Tool-Bearing Hominid
Tool-Bearing Hominid
Joined
Sep 14, 2013
Messages
1,016
Ben,

I actually have his video product The Domino Effect, but I discarded almost everything I learned from him because it was making me worst. His theory sounds good on paper, but if you don't have the right mindsets and "inner game" to back it up, it probably won't help u in the long run, and he doesn't teach you how to calibrate, read signals and be empathetic and congruent. He teaches you the techniques, which are only bandaids to your internal issues and it doesn't build up your core confidence. So if you're going to follow his stuff, choose the best bit out of it, and work on yourself first. Learn the principles of seduction from GC, the natural lifestyle, John Cooper or RSD. Otherwise, you'll be in agony wondering why his Domino effect is not working, and you'll get too stuck in your head if you're constantly thinking about how and when to hug her and hold her hand. Seduction should feel natural.

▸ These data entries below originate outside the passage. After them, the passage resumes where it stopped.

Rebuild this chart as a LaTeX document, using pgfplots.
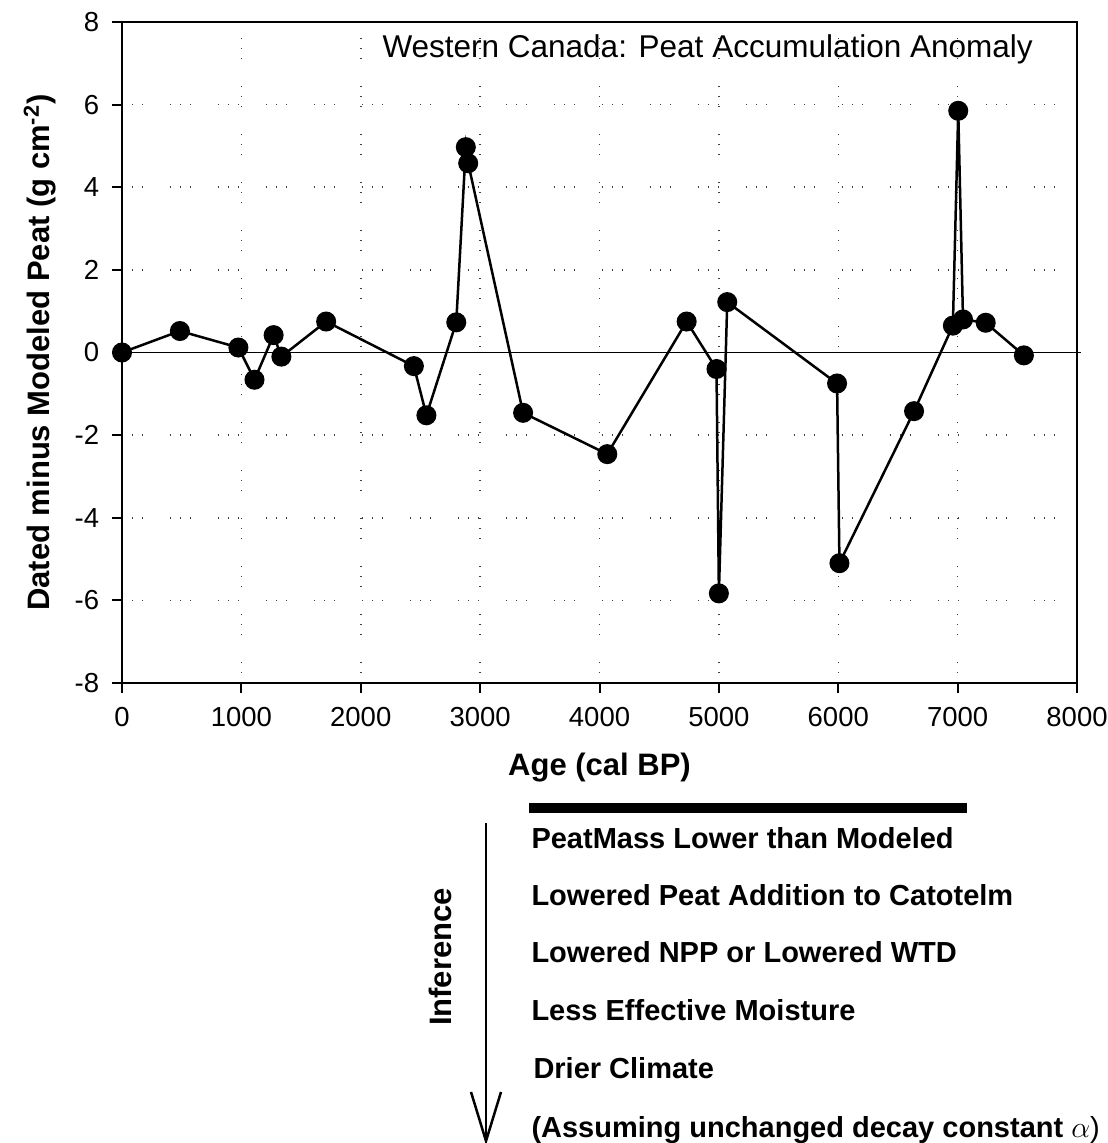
\documentclass[border=0pt]{standalone}
\usepackage{fontspec}
\setmainfont{Liberation Sans}
\usepackage{pgfplots}
\pgfplotsset{compat=1.18}
\begin{document}
\begin{tikzpicture}
\begin{axis}[
  scale only axis, width=382pt, height=264.4pt,
  xmin=0, xmax=8000, ymin=-8, ymax=8,
  xtick={0,1000,...,8000}, ytick={-8,-6,...,8},
  tick pos=left, tick align=outside, major tick length=4pt,
  tick style={line width=0.8pt, black},
  axis line style={line width=0.8pt},
  grid=major,
  major grid style={black!75, line width=0.6pt,
    dash pattern=on 0.5pt off 3.5pt on 0.5pt off 3.5pt on 0.5pt off 10.7pt},
  /pgf/number format/assume math mode=true,
  scaled x ticks=false,
  xticklabel style={/pgf/number format/1000 sep={}, yshift=-2pt},
  yticklabel style={xshift=-1.6pt},
  ticklabel style={font=\fontsize{11}{13}\selectfont},
  xlabel={Age (cal BP)},
  ylabel={Dated minus Modeled Peat (g cm\textsuperscript{-2})},
  label style={font=\fontsize{12.4}{14}\selectfont\bfseries},
  xlabel style={at={(axis description cs:0.5,-0.1286)}, anchor=center},
  ylabel style={at={(axis description cs:-0.0859,0.5)}, anchor=center},
  clip=false,
]
\coordinate (O) at (axis cs:-1022,8.5325);
\addplot[black, line width=0.6pt] coordinates {(0,0) (8030,0)};
\addplot[black, line width=1pt, mark=*, mark size=3.5pt, mark options={fill=black}] coordinates {
(0,0)
(485,0.52)
(975,0.12)
(1110,-0.66)
(1270,0.42)
(1335,-0.1)
(1710,0.75)
(2445,-0.33)
(2550,-1.52)
(2800,0.73)
(2880,4.97)
(2900,4.58)
(3360,-1.46)
(4065,-2.46)
(4730,0.75)
(4980,-0.4)
(5000,-5.83)
(5070,1.22)
(5990,-0.75)
(6010,-5.1)
(6635,-1.42)
(6960,0.65)
(7005,5.85)
(7045,0.8)
(7235,0.72)
(7555,-0.07)
};
\end{axis}
\begin{scope}[shift={(O)}, x=0.4pt, y=-0.4pt]
  \node[anchor=base west, inner sep=0pt, font=\fontsize{12.6}{14}\selectfont] at (382,58) {Western Canada: Peat Accumulation Anomaly};
  \draw[line width=4pt] (529,808) -- (967,808);
  \draw[line width=1pt] (486,823) -- (486,1141);
  \draw[line width=1pt] (471,1092) -- (486,1141) -- (501,1092);
  \node[rotate=90, font=\fontsize{12.4}{14}\selectfont\bfseries, inner sep=0pt] at (440,957) {Inference};
  \begin{scope}[every node/.style={anchor=base west, inner sep=0pt, font=\fontsize{11.6}{13}\selectfont\bfseries}]
    \node at (531,849) {PeatMass Lower than Modeled};
    \node at (531,906) {Lowered Peat Addition to Catotelm};
    \node at (531,962) {Lowered NPP or Lowered WTD};
    \node at (531,1020) {Less Effective Moisture};
    \node at (533,1078) {Drier Climate};
    \node at (531,1137) {(Assuming unchanged decay constant \mdseries$\alpha$)};
  \end{scope}
  \pgfresetboundingbox
  \path[use as bounding box] (0,0) rectangle (1107,1143);
\end{scope}
\end{tikzpicture}
\end{document}
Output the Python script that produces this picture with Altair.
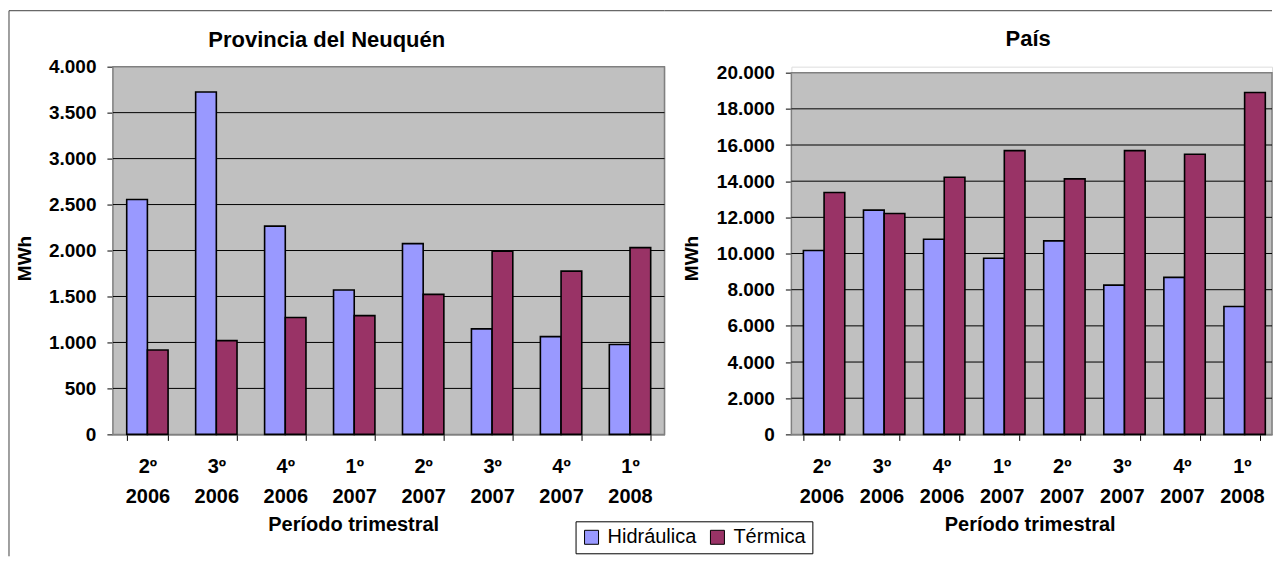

But back to your question, his idea of "romantic connection" isn't that far from what other people, Sasha, James Marshall and GC teaches, i.e. deep diving, be a conversationalist, be genuinely curious about her, chase framing...etc.And being romantic isn't that different from being sexual too. The two goes hand-in-hand together, but imo I do think emotional/romantic connection, i.e. how much she has invested in you, is more important than sexual connection, which is also a very vague term. I personally don't think there's anything wrong to hold a girl's hand, in fact, it's a good way to tell if she's into you, so I agree with Justin on that, but I don't think what he teaches is more wholistic than GC, and he charges you a lot of money for what you already know if you read GC. Thank god I didn't pay for that lol.